When product teams discuss reinvention, they rarely employ lofty language. They say things like “iteration,” “release,” or “next sprint.” Reinvention is not an event; it is the natural byproduct of roadmap work. They can learn from this discipline by adopting product thinking for legal teams. Just as a product team manages its backlog, runs experiments, and updates its features, a legal team can treat every policy, workflow, and playbook as something designed, shipped, and continually improved over time.
A Sprint, Not a Rewrite
A few years ago, a large in-house legal team recognized that its privacy policy had become outdated. The instinct was to call an offsite, hire consultants, and launch a complete rewrite. Instead, the GC suggested something different. They treated the rewrite like a sprint.
They created a small cross-functional pod: one lawyer, one engineer, one compliance manager, and one UX writer. They scoped a two-week cycle, defined what “done” meant, and established their own version of “user acceptance testing.” Instead of trying to solve everything, they selected three improvements that could be shipped immediately. They ran daily stand-ups, wrote their work in issues and tickets, and demoed the final output to the rest of the legal department.
That single sprint changed more than the policy. It changed how the team thought about progress. By framing reinvention as a sprint, they stopped waiting for the perfect version and started shipping continuous progress.
The Reinvention Roadmap Canvas
Product teams use roadmaps to make sense of tradeoffs, dependencies, and timelines. Legal teams can use a similar canvas to guide transformation. The Reinvention Roadmap Canvas replaces vague ambitions with structured thinking.
Start with scope: what legal process or artifact are you improving? A policy, workflow, clause library, or intake process. Define boundaries so that reinvention does not become a perpetual project.
Next, identify your audience. Who experiences the result of this change? Internal clients, external customers, regulators, or even future versions of your team. Product managers build for users; counsel should, too.
Then specify your MVP. In legal, the smallest viable improvement might be a checklist, a one-page guidance document, or a restructured clause. The test of an MVP in legal is not polish; it is clarity and usability. If it reduces confusion or accelerates a decision, it counts as progress.
Finally, choose metrics. Borrow from product playbooks: adoption, completion, or cycle time. If a new process is used more often, finishes faster, or needs fewer clarifications, it is performing better.

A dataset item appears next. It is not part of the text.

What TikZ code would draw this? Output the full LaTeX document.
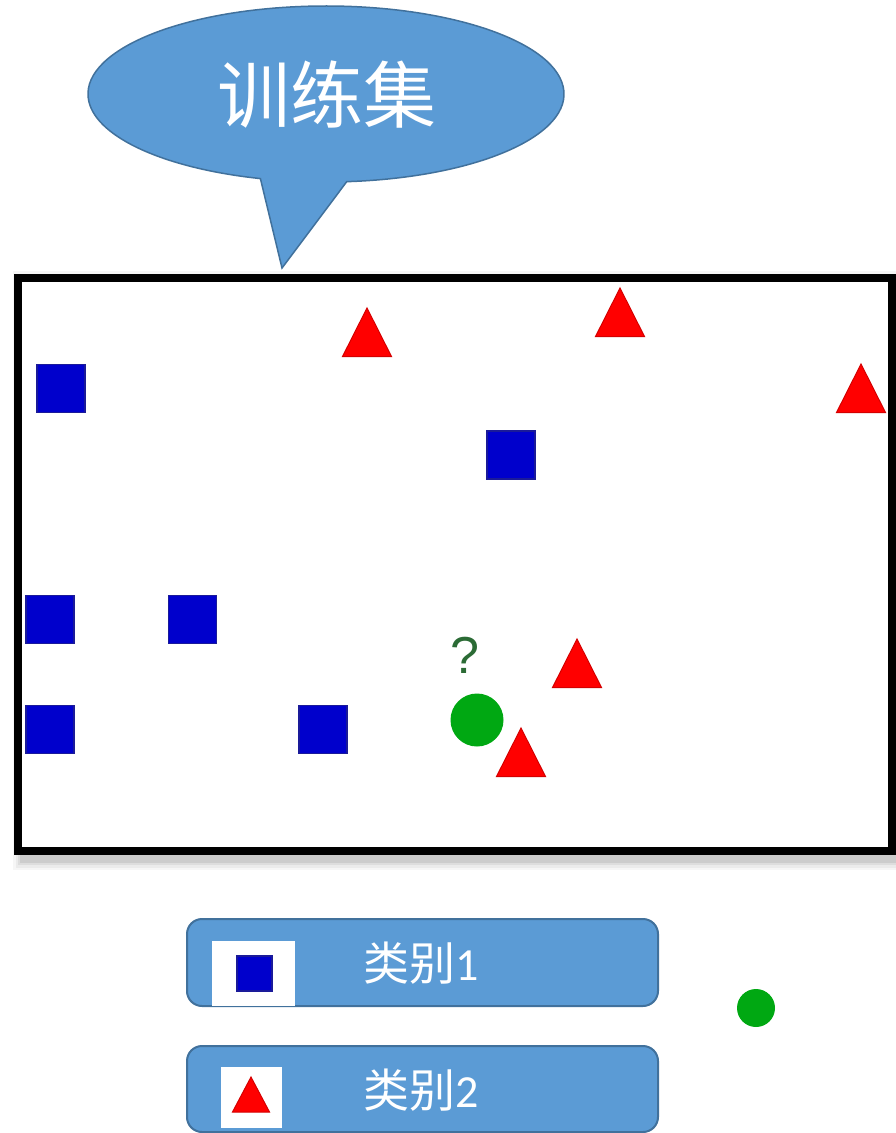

Measuring legal reinvention does not require fancy dashboards; it requires curiosity about what actually changes behavior.
Shipping Small Improvements
Too many legal teams treat transformation as an annual or multi-year goal. Product teams do not wait that long. They ship something every sprint, even if it is small. When legal teams embrace product thinking, a quarterly cadence of improvements becomes not only possible but energizing.
In one company, the contracts team began shipping quarterly “releases.” In Q1, they launched a fallback clause library that reduced escalations. In Q2, they piloted a single-click intake form. By Q3, they had automated the routing of signatures. Each improvement took less than four weeks, but by year-end the cumulative impact was unmistakable: a 30 percent reduction in turnaround time and measurable satisfaction gains from business partners.
Another team applied version control to policies. Each policy had a change log, a version number, and a named owner. Stakeholders could see what changed and why. When auditors or executives requested updates, the team could present a clear evolution rather than a series of disconnected PDFs.
Legal teams that treat change as a feature release create trust because they show continuity. Reinvention becomes predictable instead of chaotic.
Leading Through Product Stewardship in Legal Operations
The leadership skill behind this mindset is product stewardship. Product stewardship means taking ownership of the entire lifecycle of your tools, not just their creation. It means versioning policies, running feedback loops, and maintaining a backlog of future improvements.
Product stewardship also changes team dynamics. Instead of waiting for leadership mandates, anyone can propose a feature. An associate might file an “issue” suggesting clearer templates. A compliance analyst might log a “ticket” regarding redundant steps in the intake process. A GC might maintain a “backlog” of significant bets, such as automation, AI, or cross-jurisdictional standardization. This collective responsibility is at the heart of product thinking for legal teams, where reinvention becomes visible, accessible, and shared.
Turning Reinvention Into a Predictable Cadence
Legal departments often talk about modernization as if it requires new technology. What they actually need is a new cadence. Reinvention happens in increments: one sprint, one backlog, one release at a time. With product thinking for legal teams, progress becomes something the team can manage, measure, and lead consistently.
The most successful product counsel teams understand this. They do not wait for the next big transformation program. They design reinvention into their work.